## start Data lines

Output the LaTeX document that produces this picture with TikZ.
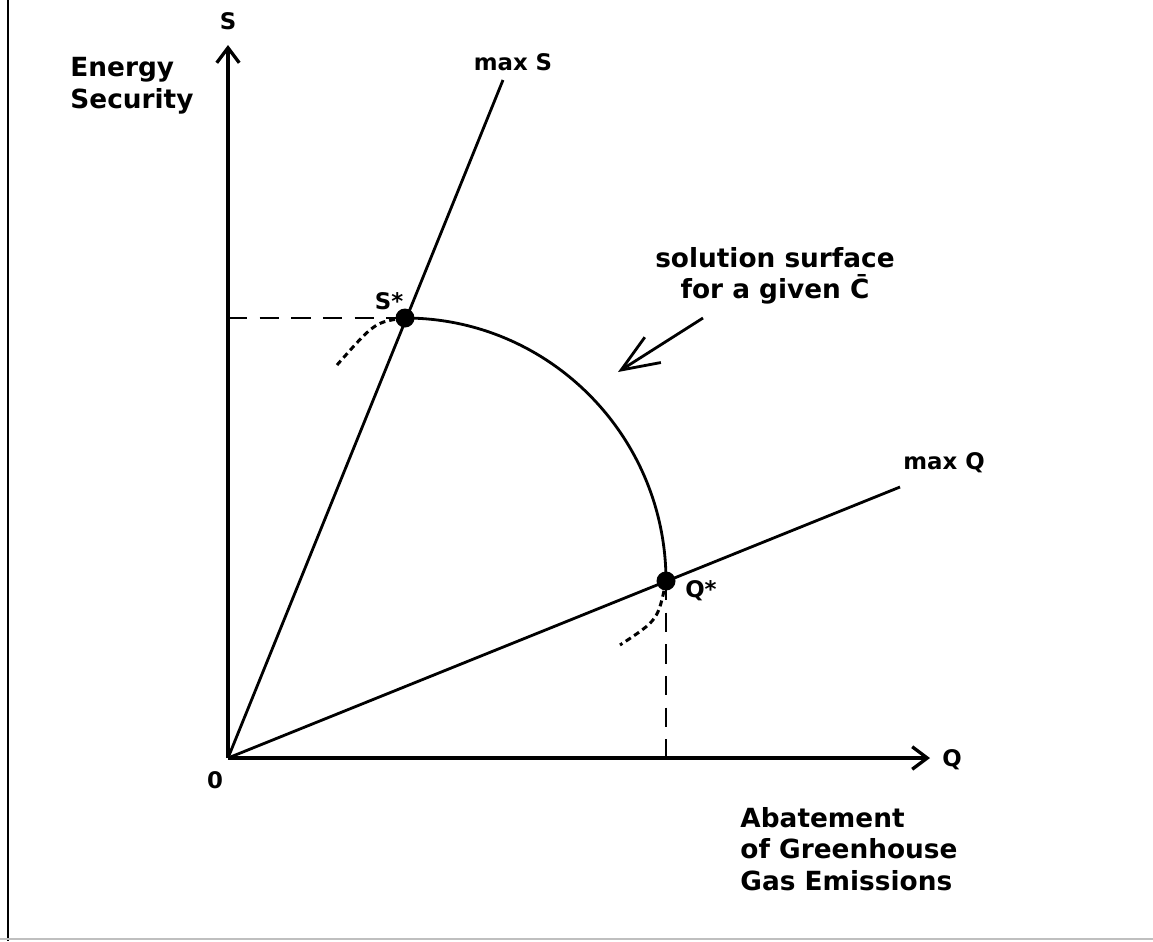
\documentclass[tikz,border=0pt]{standalone}
\usepackage{fontspec}
\setmainfont{DejaVu Sans}
\usetikzlibrary{arrows.meta,positioning}

\begin{document}
\begin{tikzpicture}[
  x=0.02cm, y=-0.02cm,
  axis/.style={line width=1.9pt, -{Straight Barb[length=0.3cm, width=0.45cm, line width=1.9pt]}},
  ray/.style={line width=1.6pt},
  guide/.style={line width=1.6pt, dash pattern=on 11pt off 7pt},
  isoquant/.style={line width=1.7pt, dash pattern=on 3.4pt off 2.3pt},
  pointer/.style={line width=1.6pt, -{Straight Barb[length=0.75cm, width=0.6cm, line width=1.6pt]}},
  dot/.style={circle, fill=black, inner sep=0pt, minimum size=0.38cm},
  smalltext/.style={font=\bfseries\fontsize{13}{15}\selectfont, inner sep=0pt},
  bigtext/.style={font=\bfseries\fontsize{15}{18}\selectfont, inner sep=0pt, align=left}
]
  \useasboundingbox (0,0) rectangle (1153,941);

  % Frame edges
  \draw[line width=1.3pt] (8,0) -- (8,941);
  \draw[gray!50, line width=1pt] (0,939) -- (1153,939);

  % Axes
  \coordinate (o) at (228,758);
  \coordinate (send) at (228,45);
  \coordinate (qend) at (930,758);
  \draw[axis] (o) -- (send);
  \draw[axis] (o) -- (qend);

  % Optimal points
  \node[dot] (sstar) at (405,318) {};
  \node[dot] (qstar) at (666,581) {};

  % Rays through the optima
  \coordinate (maxs) at (503,80);
  \coordinate (maxq) at (900,487);
  \draw[ray] (o) -- (maxs);
  \draw[ray] (o) -- (maxq);

  % Projections onto the axes
  \draw[guide] (o |- sstar) -- (sstar.center);
  \draw[guide] (qstar.center) -- (qstar |- o);

  % Solution surface
  \draw[ray] (sstar.center) .. controls (549,318) and (666,436) .. (qstar.center);
  \draw[isoquant] (sstar.center) .. controls (375,322) .. (337,365);
  \draw[isoquant] (qstar.center) .. controls (658,620) .. (620,645);

  % Labels
  \node[smalltext] (slab) at (228,21) {S};
  \node[smalltext] (qlab) at (952,760) {Q};
  \node[smalltext] (olab) at (215,780) {0};
  \node[smalltext] (maxslab) at (513,62) {max S};
  \node[smalltext] (maxqlab) at (944,463) {max Q};
  \node[smalltext] (sstarlab) at (389,301) {S*};
  \node[smalltext] (qstarlab) at (701,591) {Q*};
  \node[bigtext] (energy) at (132,86) {Energy\\Security};
  \node[bigtext] (abate) at (849,849) {Abatement\\of Greenhouse\\Gas Emissions};
  \node[bigtext, align=center] (sol) at (775,276) {solution surface\\for a given \=C};

  \coordinate (soltail) at (703,318);
  \coordinate (soltip) at (618,372);
  \draw[pointer] (soltail) -- (soltip);
\end{tikzpicture}
\end{document}
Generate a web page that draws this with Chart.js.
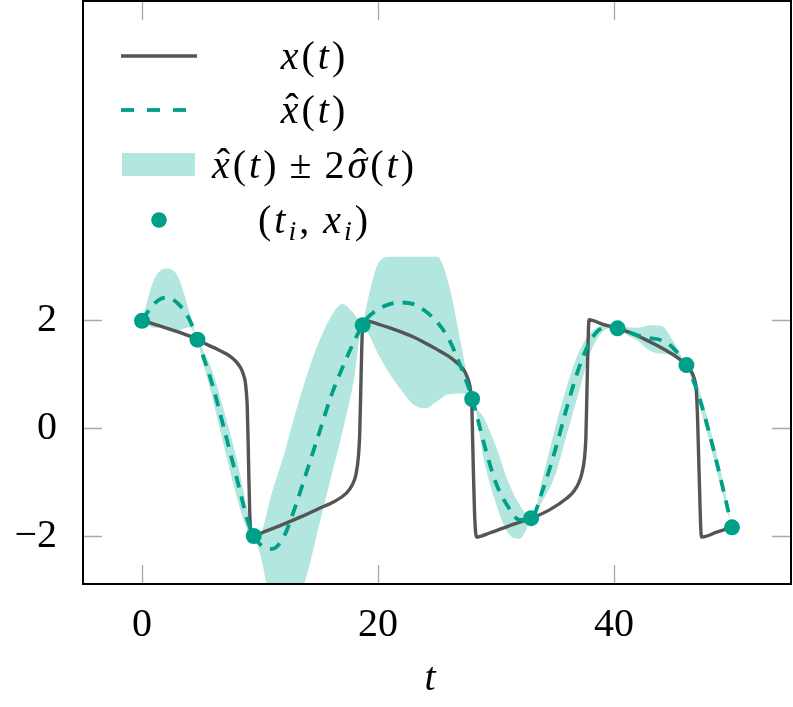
<!DOCTYPE html>
<html>
<head>
<meta charset="utf-8">
<script src="https://cdn.jsdelivr.net/npm/chart.js@4.4.1/dist/chart.umd.min.js"></script>
<style>
  body { margin: 0; background: #fff; }
  canvas { display: block; }
</style>
</head>
<body>
<canvas id="grafico" width="793" height="707"></canvas>
<script>
// true signal x(t)
const tTrue = [0, 1, 2, 3, 4, 4.7, 5.5, 6.5, 7.2, 7.7, 8.1, 8.4, 8.6, 8.75, 8.85, 8.92, 9.0, 9.06, 9.13, 9.2, 9.28,
  9.5, 10.5, 12, 13.5, 15, 16.3, 17.3, 17.8, 18.15, 18.35, 18.45, 18.55, 18.62, 18.68, 18.74,
  20, 21, 22, 23, 24, 25, 26, 26.7, 27.2, 27.5, 27.7, 27.85, 27.95, 28.02, 28.1, 28.18, 28.26, 28.34,
  29.5, 31, 33, 34.5, 36, 36.6, 37.0, 37.3, 37.5, 37.62, 37.7, 37.77, 37.83, 37.88,
  39, 40.3, 41.5, 42.5, 43.5, 44.5, 45.5, 46.1, 46.5, 46.8, 46.97, 47.08, 47.17, 47.26, 47.34, 47.42,
  48.7, 50];
const xTrue = [2.00, 1.93, 1.86, 1.79, 1.71, 1.64, 1.55, 1.45, 1.37, 1.29, 1.20, 1.10, 0.99, 0.86, 0.65, 0.39, -0.30, -0.95, -1.55, -1.90, -2.02,
  -2.00, -1.91, -1.78, -1.64, -1.49, -1.36, -1.21, -1.06, -0.84, -0.50, -0.10, 0.80, 1.45, 1.85, 2.00,
  1.93, 1.86, 1.78, 1.69, 1.58, 1.46, 1.33, 1.21, 1.10, 0.98, 0.86, 0.70, 0.45, -0.20, -0.95, -1.55, -1.90, -2.02,
  -1.94, -1.82, -1.67, -1.52, -1.30, -1.17, -1.02, -0.82, -0.55, -0.15, 0.60, 1.30, 1.80, 2.01,
  1.93, 1.85, 1.76, 1.66, 1.55, 1.43, 1.29, 1.17, 1.07, 0.92, 0.72, 0.20, -0.50, -1.20, -1.80, -2.02,
  -1.93, -1.84];

// GP estimate: mean and the +/- 2 sigma band
const tGrid = [0, 1, 2, 3, 4, 4.7, 5, 6, 7, 8, 9, 9.47, 10, 11, 12, 13, 14, 15, 16, 17, 18, 18.7,
  19, 20, 21, 22, 23, 24, 25, 26, 27, 28, 29, 30, 31, 32, 33, 34, 35, 36, 37, 38, 39, 40, 40.3,
  41, 42, 43, 44, 45, 46.1, 47, 48, 49, 50];
const xMean = [2.00, 2.30, 2.42, 2.32, 2.02, 1.64, 1.45, 0.78, -0.05, -0.90, -1.75, -2.00, -2.15, -2.24, -2.02, -1.45, -0.78, -0.10, 0.58, 1.13, 1.62, 1.92,
  2.02, 2.20, 2.30, 2.33, 2.30, 2.17, 1.97, 1.65, 1.15, 0.54, -0.30, -1.02, -1.45, -1.70, -1.67, -1.12, -0.42, 0.38, 1.10, 1.62, 1.86, 1.89, 1.85,
  1.80, 1.72, 1.67, 1.63, 1.49, 1.17, 0.72, -0.03, -0.90, -1.84];
const xUpper = [2.00, 2.74, 2.96, 2.83, 2.17, 1.64, 1.53, 1.03, 0.28, -0.55, -1.58, -2.00, -1.97, -1.20, -0.51, 0.28, 1.00, 1.60, 2.06, 2.30, 2.11, 1.92,
  2.24, 3.05, 3.18, 3.18, 3.18, 3.18, 3.18, 2.67, 1.60, 0.54, 0.18, -0.34, -0.97, -1.42, -1.67, -0.88, 0.00, 0.77, 1.40, 1.77, 1.90, 1.92, 1.85,
  1.87, 1.86, 1.91, 1.90, 1.62, 1.17, 0.84, 0.12, -0.75, -1.84];
const xLower = [2.00, 1.86, 1.88, 1.81, 1.87, 1.64, 1.37, 0.53, -0.38, -1.25, -1.92, -2.00, -2.33, -3.28, -3.53, -3.30, -2.70, -1.81, -0.93, -0.06, 0.95, 1.92,
  1.83, 1.38, 1.00, 0.70, 0.44, 0.37, 0.50, 0.63, 0.64, 0.54, -0.62, -1.40, -1.94, -2.05, -1.67, -1.33, -0.88, -0.12, 0.65, 1.40, 1.78, 1.86, 1.85,
  1.74, 1.62, 1.44, 1.38, 1.36, 1.17, 0.60, -0.18, -1.05, -1.84];

// observations (t_i, x_i)
const tObs = [0, 4.7, 9.47, 18.7, 27.98, 32.98, 40.3, 46.14, 50];
const xObs = [1.99, 1.64, -2.00, 1.91, 0.54, -1.67, 1.85, 1.17, -1.84];

const xTicks = [0, 20, 40];
const yTicks = [-2, 0, 2];

const gris = '#555555';
const verde = '#00a088';
const banda = '#b3e6de';
const serif = '"Liberation Serif", "Times New Roman", serif';

function pts(xs, ys) {
  return xs.map((t, i) => ({x: t, y: ys[i]}));
}

// writes a small math-like label, centred on cx
function pintarMath(ctx, partes, cx, base, size) {
  const gap = 3;
  const fuente = k => (k === 'r' ? '' : 'italic ') + (k === 's' ? Math.round(size * 0.7) : size) + 'px ' + serif;
  let w = 0;
  partes.forEach(([s, k]) => { ctx.font = fuente(k); w += ctx.measureText(s).width + gap; });
  w -= gap;
  let x = cx - w / 2;
  ctx.fillStyle = '#000';
  ctx.textAlign = 'left';
  ctx.textBaseline = 'alphabetic';
  partes.forEach(([s, k]) => {
    ctx.font = fuente(k);
    const y = k === 's' ? base + size * 0.18 : base;
    const sw = ctx.measureText(s).width;
    ctx.fillText(s, x, y);
    if (k === 'h') {
      ctx.font = size + 'px ' + serif;
      const hw = ctx.measureText('ˆ').width;
      ctx.fillText('ˆ', x + sw / 2 - hw / 2 + size * 0.06, base - size * 0.04);
    }
    x += sw + gap;
  });
}

const sinPadding = s => {
  s.paddingTop = 0; s.paddingBottom = 0; s.paddingLeft = 0; s.paddingRight = 0;
};

const marco = {
  id: 'marco',
  beforeDatasetsDraw(chart) {
    const {ctx, chartArea: a, scales} = chart;
    ctx.save();
    ctx.strokeStyle = '#a8a8a8';
    ctx.lineWidth = 1.3;
    ctx.beginPath();
    xTicks.forEach(v => {
      const px = Math.round(scales.x.getPixelForValue(v)) + 0.5;
      ctx.moveTo(px, a.bottom); ctx.lineTo(px, a.bottom - 19);
      ctx.moveTo(px, a.top); ctx.lineTo(px, a.top + 19);
    });
    yTicks.forEach(v => {
      const py = Math.round(scales.y.getPixelForValue(v)) + 0.5;
      ctx.moveTo(a.left, py); ctx.lineTo(a.left + 19, py);
      ctx.moveTo(a.right, py); ctx.lineTo(a.right - 19, py);
    });
    ctx.stroke();
    ctx.restore();
  },
  afterDraw(chart) {
    const {ctx, chartArea: a} = chart;
    ctx.save();
    ctx.strokeStyle = '#000';
    ctx.lineWidth = 2;
    ctx.strokeRect(a.left, a.top, a.right - a.left, a.bottom - a.top);

    // legend
    ctx.lineCap = 'butt';
    ctx.strokeStyle = gris;
    ctx.lineWidth = 3.4;
    ctx.beginPath(); ctx.moveTo(121, 56); ctx.lineTo(197, 56); ctx.stroke();
    ctx.strokeStyle = verde;
    ctx.lineWidth = 3.8;
    ctx.setLineDash([13, 13]);
    ctx.beginPath(); ctx.moveTo(121, 110); ctx.lineTo(188, 110); ctx.stroke();
    ctx.setLineDash([]);
    ctx.fillStyle = banda;
    ctx.fillRect(122, 153, 73, 23);
    ctx.fillStyle = verde;
    ctx.beginPath(); ctx.arc(159, 220, 7.8, 0, Math.PI * 2); ctx.fill();

    const cx = 313, fs = 40;
    pintarMath(ctx, [['x', 'i'], ['(', 'r'], ['t', 'i'], [')', 'r']], cx, 69, fs);
    pintarMath(ctx, [['x', 'h'], ['(', 'r'], ['t', 'i'], [')', 'r']], cx, 123, fs);
    pintarMath(ctx, [['x', 'h'], ['(', 'r'], ['t', 'i'], [')', 'r'], [' ± ', 'r'], ['2', 'r'], ['σ', 'h'], ['(', 'r'], ['t', 'i'], [')', 'r']], cx, 178, fs);
    pintarMath(ctx, [['(', 'r'], ['t', 'i'], ['i', 's'], [',', 'r'], ['\u2009', 'r'], ['x', 'i'], ['i', 's'], [')', 'r']], cx, 233, fs);

    // axis title
    ctx.font = 'italic 40px ' + serif;
    ctx.fillStyle = '#000';
    ctx.textAlign = 'center';
    ctx.fillText('t', 430, 690);
    ctx.restore();
  }
};

const tickFont = {family: serif, size: 40};

new Chart(document.getElementById('grafico'), {
  type: 'line',
  data: {
    datasets: [
      {
        label: '(t_i, x_i)',
        data: pts(tObs, xObs),
        showLine: false,
        pointRadius: 8,
        pointBackgroundColor: verde,
        pointBorderWidth: 0
      },
      {
        label: 'x^(t)',
        data: pts(tGrid, xMean),
        borderColor: verde,
        borderWidth: 3.8,
        borderDash: [12, 9],
        pointRadius: 0,
        cubicInterpolationMode: 'monotone',
        fill: false
      },
      {
        label: 'x(t)',
        data: pts(tTrue, xTrue),
        borderColor: gris,
        borderWidth: 3.4,
        pointRadius: 0,
        cubicInterpolationMode: 'monotone',
        fill: false
      },
      {
        label: 'upper',
        data: pts(tGrid, xUpper),
        borderWidth: 0,
        borderColor: 'rgba(0,0,0,0)',
        backgroundColor: banda,
        pointRadius: 0,
        cubicInterpolationMode: 'monotone',
        fill: '+1'
      },
      {
        label: 'lower',
        data: pts(tGrid, xLower),
        borderWidth: 0,
        borderColor: 'rgba(0,0,0,0)',
        pointRadius: 0,
        cubicInterpolationMode: 'monotone',
        fill: false
      }
    ]
  },
  options: {
    responsive: false,
    animation: false,
    devicePixelRatio: 1,
    layout: {autoPadding: false, padding: {left: 1, right: 2, top: 1, bottom: 0}},
    plugins: {
      legend: {display: false},
      tooltip: {enabled: false},
      filler: {propagate: false, drawTime: 'beforeDatasetsDraw'}
    },
    scales: {
      x: {
        type: 'linear',
        min: -5,
        max: 55,
        grid: {display: false},
        border: {display: false},
        afterBuildTicks: s => { s.ticks = xTicks.map(v => ({value: v})); },
        afterFit: s => { s.height = 123; sinPadding(s); },
        ticks: {font: tickFont, color: '#000', padding: 9, maxRotation: 0, autoSkip: false}
      },
      y: {
        type: 'linear',
        min: -2.89,
        max: 7.92,
        grid: {display: false},
        border: {display: false},
        afterBuildTicks: s => { s.ticks = yTicks.map(v => ({value: v})); },
        afterFit: s => { s.width = 82; sinPadding(s); },
        ticks: {
          font: tickFont,
          color: '#000',
          padding: 18,
          autoSkip: false,
          callback: v => v < 0 ? '\u2212' + Math.abs(v) : String(v)
        }
      }
    }
  },
  plugins: [marco]
});
</script>
</body>
</html>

## end Data lines

Work to complete
Return only the lines running from the start of the entries above to the line that contains "(658,620) .. (620,645);", inclusive, and omit every picture.

Task answer
Output the LaTeX document that produces this picture with TikZ.
\documentclass[tikz,border=0pt]{standalone}
\usepackage{fontspec}
\setmainfont{DejaVu Sans}
\usetikzlibrary{arrows.meta,positioning}

\begin{document}
\begin{tikzpicture}[
  x=0.02cm, y=-0.02cm,
  axis/.style={line width=1.9pt, -{Straight Barb[length=0.3cm, width=0.45cm, line width=1.9pt]}},
  ray/.style={line width=1.6pt},
  guide/.style={line width=1.6pt, dash pattern=on 11pt off 7pt},
  isoquant/.style={line width=1.7pt, dash pattern=on 3.4pt off 2.3pt},
  pointer/.style={line width=1.6pt, -{Straight Barb[length=0.75cm, width=0.6cm, line width=1.6pt]}},
  dot/.style={circle, fill=black, inner sep=0pt, minimum size=0.38cm},
  smalltext/.style={font=\bfseries\fontsize{13}{15}\selectfont, inner sep=0pt},
  bigtext/.style={font=\bfseries\fontsize{15}{18}\selectfont, inner sep=0pt, align=left}
]
  \useasboundingbox (0,0) rectangle (1153,941);

  % Frame edges
  \draw[line width=1.3pt] (8,0) -- (8,941);
  \draw[gray!50, line width=1pt] (0,939) -- (1153,939);

  % Axes
  \coordinate (o) at (228,758);
  \coordinate (send) at (228,45);
  \coordinate (qend) at (930,758);
  \draw[axis] (o) -- (send);
  \draw[axis] (o) -- (qend);

  % Optimal points
  \node[dot] (sstar) at (405,318) {};
  \node[dot] (qstar) at (666,581) {};

  % Rays through the optima
  \coordinate (maxs) at (503,80);
  \coordinate (maxq) at (900,487);
  \draw[ray] (o) -- (maxs);
  \draw[ray] (o) -- (maxq);

  % Projections onto the axes
  \draw[guide] (o |- sstar) -- (sstar.center);
  \draw[guide] (qstar.center) -- (qstar |- o);

  % Solution surface
  \draw[ray] (sstar.center) .. controls (549,318) and (666,436) .. (qstar.center);
  \draw[isoquant] (sstar.center) .. controls (375,322) .. (337,365);
  \draw[isoquant] (qstar.center) .. controls (658,620) .. (620,645);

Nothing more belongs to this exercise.